2006 HSR&D National Meeting Abstract
3059 — Patient’s Perceptions of the Acceptability, Risks, and Benefits of Dementia Screening
Holsinger TC (Center for Health Services Research in Primary Care, Durham VAMC)
Williams JW (Center for Health Services Research in Primary Care, Durham VAMC)
The USPSTF found insufficient evidence to recommend dementia screening, in part due to little information on its risks and benefits. We evaluated the acceptability, perceived risks, and benefits of dementia screening among mid-life veterans.
We enrolled a consecutive sample of veterans, aged 50-64 years old attending a primary care appointment. Veterans completed the 58-item Modified Screening Acceptance and Perceived Harms questionnaire, which asks about the acceptability of different screening methods, and perceived impact on emotional health, the family, future planning, medical care, insurance coverage, and institutionalization. After considering risks and benefits, acceptability was reassessed. We used chi-square and t-tests to compare acceptability to patient characteristics and perceived risks/benefits.
Of 143 eligible veterans approached, 118 (83%) agreed to participate. Participants were on average 58 + 4.6 years old, and had 14 + 2.3 years of education. Racial breakdown was 56% white and 39% black; 90% were men. Most (51%) knew a friend or relative with dementia and 32% thought they were at higher risk for dementia than others their age.

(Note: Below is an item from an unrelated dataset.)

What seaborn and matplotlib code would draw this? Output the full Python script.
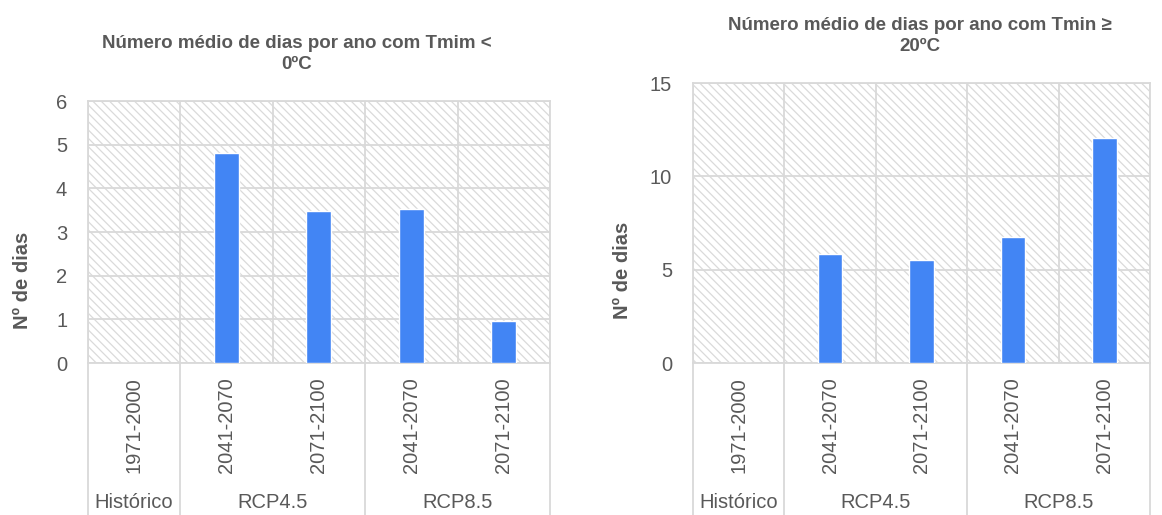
import pandas as pd
import matplotlib.pyplot as plt
import matplotlib.transforms as mtransforms
from matplotlib.patches import Rectangle
import seaborn as sns

# Data
periods = ["1971-2000", "2041-2070", "2071-2100", "2041-2070", "2071-2100"]
scenarios = ["Histórico", "RCP4.5", "RCP4.5", "RCP8.5", "RCP8.5"]
groups = ["Histórico", "RCP4.5", "RCP8.5"]
days_below_0 = [0.0, 4.8, 3.48, 3.52, 0.97]
days_above_20 = [0.0, 5.82, 5.5, 6.73, 12.03]

titles = ["Número médio de dias por ano com Tmim <\n0ºC",
          "Número médio de dias por ano com Tmin ≥\n20ºC"]

sns.set_style("white")
plt.rcParams['font.family'] = ['Liberation Sans', 'DejaVu Sans']
plt.rcParams['hatch.linewidth'] = 0.9

TXT = "#595959"
GRID = "#D9D9D9"
BAR = "#4285F4"


def draw_panel(ax, values, ymax, step, title, title_x, title_y, ylabel_xy):
    df = pd.DataFrame({"cat": [f"{s}|{p}" for s, p in zip(scenarios, periods)],
                       "val": values})
    # hatched background
    ax.add_patch(Rectangle((0, 0), 1, 1, transform=ax.transAxes, facecolor="white",
                           edgecolor="#dadada", hatch="\\\\\\\\", lw=0, zorder=0))
    sns.barplot(data=df, x="cat", y="val", color=BAR, width=0.27, ax=ax,
                saturation=1, zorder=3)
    ax.set_xlim(-0.5, len(periods) - 0.5)
    ax.set_ylim(0, ymax)
    ax.set_yticks(range(0, ymax + 1, step))
    # gridlines
    for y in range(0, ymax + 1, step):
        ax.axhline(y, color=GRID, lw=1.3, zorder=1)
    for x in range(len(periods) + 1):
        ax.axvline(x - 0.5, color=GRID, lw=1.3, zorder=1)
    for sp in ax.spines.values():
        sp.set_color(GRID)
        sp.set_linewidth(1.3)
    ax.set_xticks(range(len(periods)))
    ax.set_xticklabels(periods, rotation=90, fontsize=14.5, color=TXT)
    ax.tick_params(axis="x", length=0, pad=10)
    ax.tick_params(axis="y", length=0, pad=15, labelsize=14.5, labelcolor=TXT)
    ax.set_xlabel("")
    ax.set_ylabel("Nº de dias", fontsize=14.5, fontweight="bold", color=TXT)
    ax.yaxis.set_label_coords(*ylabel_xy)

    # group separators and group labels below the axis
    trans = mtransforms.blended_transform_factory(ax.transData, ax.transAxes)
    trans_fig = mtransforms.blended_transform_factory(ax.transData, ax.figure.transFigure)
    bounds = [-0.5, 0.5, 2.5, 4.5]
    for b in bounds:
        ax.plot([b, b], [0, -0.7], transform=trans, color=GRID, lw=1.3, clip_on=False)
    for g, lo, hi in zip(groups, bounds[:-1], bounds[1:]):
        ax.text((lo + hi) / 2, 1 - 503 / 515, g, transform=trans_fig, ha="center",
                va="center", fontsize=14.5, color=TXT)

    ax.figure.text(title_x, title_y, title, ha="center", va="center", fontsize=13.5,
                   fontweight="bold", color=TXT, linespacing=1.3)


fig = plt.figure(figsize=(11.62, 5.15), dpi=100)
ax1 = fig.add_axes([0.0757, 0.2951, 0.3976, 0.5087])
ax2 = fig.add_axes([0.5964, 0.2951, 0.3933, 0.5437])

draw_panel(ax1, days_below_0, 6, 1, titles[0], 297 / 1162, 1 - 54 / 515, (-0.121, 0.317))
draw_panel(ax2, days_above_20, 15, 5, titles[1], 920 / 1162, 1 - 36 / 515, (-0.133, 0.332))

fig.savefig("out.png", dpi=100)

Veterans overwhelmingly wanted to know if they were developing dementia (92%; 95% CI 87% to 97%) or a problem with memory (93%; 89% to 98%). Acceptability did not vary significantly by demographic characteristics or perceived risks and benefits. A brief questionnaire was the most accepted screening form (89%); blood testing (84%) and imaging (75%) were less acceptable (p=0.02). Perceived benefits included improved planning for their future (87%) and the chance for improved treatment (83%) although 54% did not know if treatment for dementia was available. Of the 58% of subjects without an advance directive, 82% intended to complete one if diagnosed with early dementia. Perceived harms included: adverse emotional (79%) or financial (42%) effects on the family; loss of driver's license (75%); feeling depressed (57%) or anxious (47%); negative effects on their ability to get long-term care insurance (39%); and nursing home placement (26%). When acceptability was reassessed, 96% wanted dementia screening; simple agreement (92%) and chance corrected agreement (phi=0.65) indicate high test re-test reliability.
Dementia screening is highly acceptable to veterans despite uncertainty about treatment options and a large number of perceived harms.
By the year 2025, almost 20% of the population is predicted to be over the age of 65 and the prevalence of dementia is expected to increase proportionately. Because questionnaires are acceptable and relatively inexpensive, we should prioritize identification of dementia-screening instruments that are valid in veteran populations.